ALTFUEL: Can Your Company Help Solve the Charging Infrastructure Puzzle With V2G?
As the global transition towards electric vehicles (EVs) gains momentum, the need for efficient and accessible charging solutions emerges as a critical challenge. The development of a robust and flexible charging infrastructure is of special concern for widespread adoption within the commercial EV arena, and is going to require the employment of more innovative thinking than what we have seen thus far. One intriguing idea suggests that company EV fleets could play a pivotal role in addressing this challenge, by leveraging Vehicle-to-Grid uni-directional smart charging (V1G) and Vehicle-to-Grid bi-directional (V2G) technology.
These technologies provide an opportunity to decentralize the grid, creating a distributed network of energy resources that could make energy production and distribution more efficient, resilient, and sustainable.
V1G and V2G are groundbreaking innovations that enable energy flow between EVs and the power grid. In essence, this transformative approach can turn parked vehicles into temporary energy resources for the electricity system.
V1G is a smart charging system that weighs time-of-use for grid optimization, essentially delaying EV charging until off-peak hours. For instance, a vehicle could be plugged in at the end of a shift, say 6pm, but charging may not occur until midnight. Usage during the off-peak hours is both cheaper and causes less strain on the grid.
V2G technology goes beyond V1G by enabling EVs to store excess energy from the grid. This ability is particularly beneficial when there is an overproduction of renewable energy from sources such as wind and solar installations. By storing surplus energy, which can be routed back to the grid, V2G technology can improve grid stability and promote higher integration of renewable energy into the energy mix.
The current charging infrastructure faces multiple challenges, including limited availability of charging stations, prolonged charging times, and constraints on grid capacity. However, the growing adoption of EVs by companies for their fleets presents a valuable opportunity for these vehicles to contribute significantly to addressing the charging infrastructure issue.
By harnessing the potential of V1G and V2G technology, company EVs can help alleviate pressures on the grid and facilitate more effective energy management. Additionally, participating companies can benefit from cost savings and potential revenue generation opportunities.
The transition to V1G and V2G integration calls for specific infrastructure adaptations, including the installation of smart charging systems, bi-directional chargers, and the implementation of grid communication protocols. Although the initial setup may seem complex, the potential benefits are substantial.
By participating in V1G and V2G programs, companies can reduce costs and generate revenue by supplying energy back to the grid or storing surplus energy.

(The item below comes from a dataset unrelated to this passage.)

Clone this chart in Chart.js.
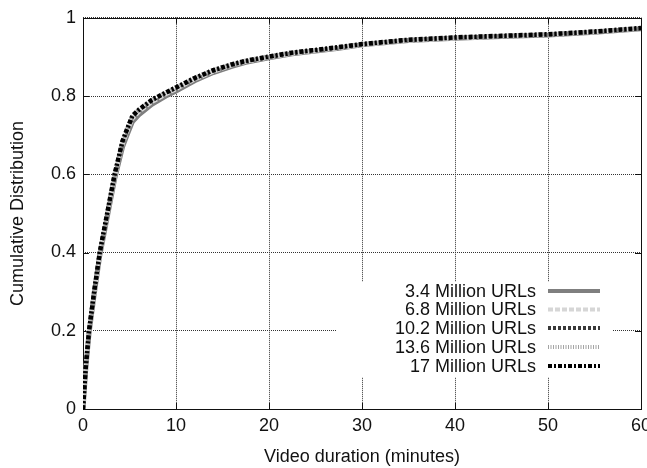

Furthermore, these practices enhance the sustainability credentials of the participating companies, showcasing them as active contributors to renewable energy distribution, a valuable aspect of their corporate social responsibility strategy.
The Portuguese island of Porto Santo offers an interesting use case, highlighting the successful implementation of V1G and V2G technologies. In a pioneering effort, the island partnered with automobile manufacturer Renault, utility company Empresa de Electricidade da Madeira (EEM), and technology provider The Mobility House to create a first-of-its-kind Smart Fossil Free Island project.
The aim of the project was to transform Porto Santo into a model for sustainable energy production and consumption. Key components of this project included the integration of renewable energy sources with advanced energy storage solutions, utilizing electric vehicles as mobile energy storage units through V1G and V2G technologies.
Renault provided a fleet of electric vehicles which were integrated with V1G and V2G technologies enabling them to send excess energy back to the grid when demand was high or store energy when production exceeded consumption.
EEM, the local utility company, played a vital role in managing the energy produced by the island’s solar and wind installations, as well as the energy stored in and supplied by the Renault EVs. EEM utilized advanced forecasting tools to optimize the interaction between renewable energy production, grid capacity, and the EV fleet’s charging and energy storage capabilities.
The Mobility House, a technology provider specializing in EV charging solutions, facilitated seamless connectivity between the bidirectional chargers and the grid. They worked closely with Renault and EEM to ensure optimal V1G and V2G performance, maximizing energy efficiency and grid stability.
The project demonstrated compelling benefits, including reduced reliance on fossil fuels, increased integration of renewable energy sources, and improved grid stability. The EV fleet’s utilization of V1G and V2G technologies showcased the potential for decentralized energy management, contributing to an increasingly sustainable energy system for Porto Santo.
In conclusion, V1G and V2G technology presents a promising piece of the charging infrastructure puzzle. By incorporating company EV fleets into this decentralized model, businesses can make significant strides in energy management and contribute to the overall success of the EV revolution, ultimately enabling a more resilient and sustainable energy system.